Workshop Permainan Tradisional oleh Museum Nasional

Workshop ini bertujuan melestarikan nilai budaya nasional.

oleh Liputan6 diperbarui 23 Mei 2015, 17:35 WIB
Perayaan ulang tahun Museum Nasional Republik Indonesia dan Hari Museum Nasional dirayakan dengan 40 hari festival.

Liputan6.com, Jakarta Sebagai rangkaian Ulang Tahun Museum Nasional, tanggal 23-24 Mei 2015, Museum Nasional bekerjasama dengan Komunitas Hong menggelar Workshop dan Pameran Permainan Tradisional.

Workshop ini merupakan jajaran dari 40 hari Festival Hari Museum Internasional dan 237 Tahun Museum Nasional Indonesia. Kegiatan yang Berlokasi di Gedung B Museum Nasional ini berlangsung pada pukul 10:00 pagi sampai 13:00 (untuk kunjungan) atau sampai selesai (untuk publik). Pengunjung yang umumnya merupakan murid Sekolah Dasar yang didampingi orangtua atau penjaga mereka disuguhkan berbagai permainan tradisional seperti congklak, rorodaan, atau keris dari daun kelapa.

Foto dok. Liputan6.com

Beberapa anak Sekolah Dasar bermain permainan rorodaan yang merupakan kendaraan tiruan dari kayu.

Foto dok. Liputan6.com

 

Permainan dam-daman.

Foto dok. Liputan6.com

Foto dok. Liputan6.com

Membuat kembali keris-kerisan dari daun kelapa.

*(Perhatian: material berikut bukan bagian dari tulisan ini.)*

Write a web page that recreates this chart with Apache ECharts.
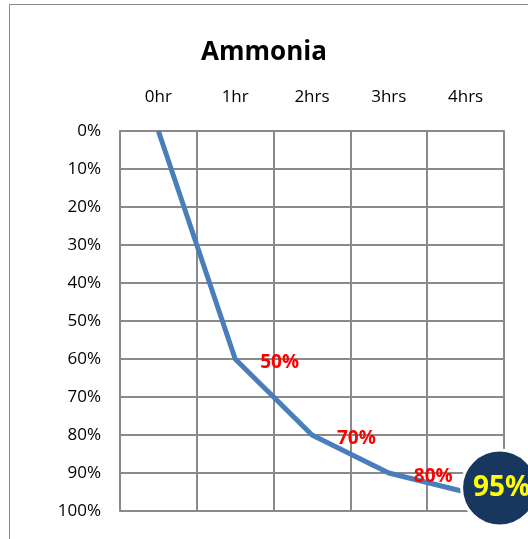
<!DOCTYPE html>
<html>
<head>
<meta charset="utf-8">
<script src="https://cdn.jsdelivr.net/npm/echarts@6/dist/echarts.min.js"></script>
<style>
  html, body { margin: 0; padding: 0; background: #fff; }
  .frame { position: absolute; left: 9px; top: 4px; width: 540px; height: 560px; border: 1px solid #8c8c8c; box-sizing: border-box; }
  #chart { position: absolute; left: 0; top: 0; width: 528px; height: 539px; }
</style>
</head>
<body>
<div class="frame"></div>
<div id="chart"></div>
<script>
// 数据
var hours = ['0hr', '1hr', '2hrs', '3hrs', '4hrs']
var removal = [0, 60, 80, 90, 95]
var pointLabels = ['', '50%', '70%', '80%', '']
var finalLabel = '95%'

var font = '"Open Sans", "Liberation Sans", sans-serif'
var gridColor = '#8a8a8a'

var chart = echarts.init(document.getElementById('chart'))

var option = {
  backgroundColor: 'transparent',
  animation: false,
  title: {
    text: 'Ammonia',
    left: 'center',
    top: 35,
    textStyle: { fontFamily: font, fontSize: 26, fontWeight: 'bold', color: '#000' }
  },
  grid: { left: 120, top: 131, right: 24, bottom: 28 },
  xAxis: {
    type: 'category',
    position: 'top',
    data: hours,
    boundaryGap: true,
    axisLine: { show: true, lineStyle: { color: gridColor, width: 2 } },
    axisTick: { show: false },
    axisLabel: { margin: 25, fontFamily: font, fontSize: 17, color: '#000' },
    splitLine: { show: true, lineStyle: { color: gridColor, width: 2 } }
  },
  yAxis: {
    type: 'value',
    inverse: true,
    min: 0,
    max: 100,
    interval: 10,
    axisLine: { show: true, lineStyle: { color: gridColor, width: 2 } },
    axisTick: { show: false },
    axisLabel: { margin: 19, fontFamily: font, fontSize: 17, color: '#000', formatter: '{value}%' },
    splitLine: { show: true, lineStyle: { color: gridColor, width: 2 } }
  },
  series: [
    {
      type: 'line',
      data: removal,
      symbol: 'circle',
      symbolSize: 0,
      showAllSymbol: true,
      lineStyle: { color: '#4a7ebb', width: 5 },
      itemStyle: { color: '#4a7ebb' },
      label: {
        show: true,
        position: 'right',
        distance: 25,
        offset: [0, 4],
        fontFamily: font,
        fontSize: 19,
        fontWeight: 'bold',
        color: '#ff0000',
        formatter: function (p) { return pointLabels[p.dataIndex] }
      },
      markPoint: {
        symbol: 'circle',
        symbolSize: 76,
        symbolOffset: [34, -4],
        itemStyle: { color: '#17375e', borderColor: '#fff', borderWidth: 3 },
        label: {
          show: true,
          offset: [2, 0],
          fontFamily: font,
          fontSize: 28,
          fontWeight: 'bold',
          color: '#ffff00',
          formatter: finalLabel
        },
        data: [{ coord: [hours[4], removal[4]] }]
      }
    }
  ]
}

chart.setOption(option)
</script>
</body>
</html>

Puluhan murid tingkat Sekolah Dasar dari komunitas Taman Daun sudah memenuhi ruang Gedung B pada pukul 11:00, bergabung dengan pengunjung umum yang merupakan anak-anak yang didampingi oleh orangtua atau penjaganya masing-masing.

Foto dok. Liputan6.com

Foto dok. Liputan6.com

Melukis di layang-layang dengan cat air.

Tujuan dari workshop ini adalah untuk melestarikan budaya nasional dan melestarikan permainan tradisional yang memiliki nilai kebersamaan dan kejujuran, juga mempererat hubungan anak-anak dan orangtua.

Foto dok. Liputan6.com

Permainan bedil karet.

Menurut Oting Rudi Hidayat selaku anggota divisi Promosi festival Museum Nasional, mainan tradisional memiliki kelebihan dalam hal nilai kerjasama dan kejujuran dibanding permainan modern.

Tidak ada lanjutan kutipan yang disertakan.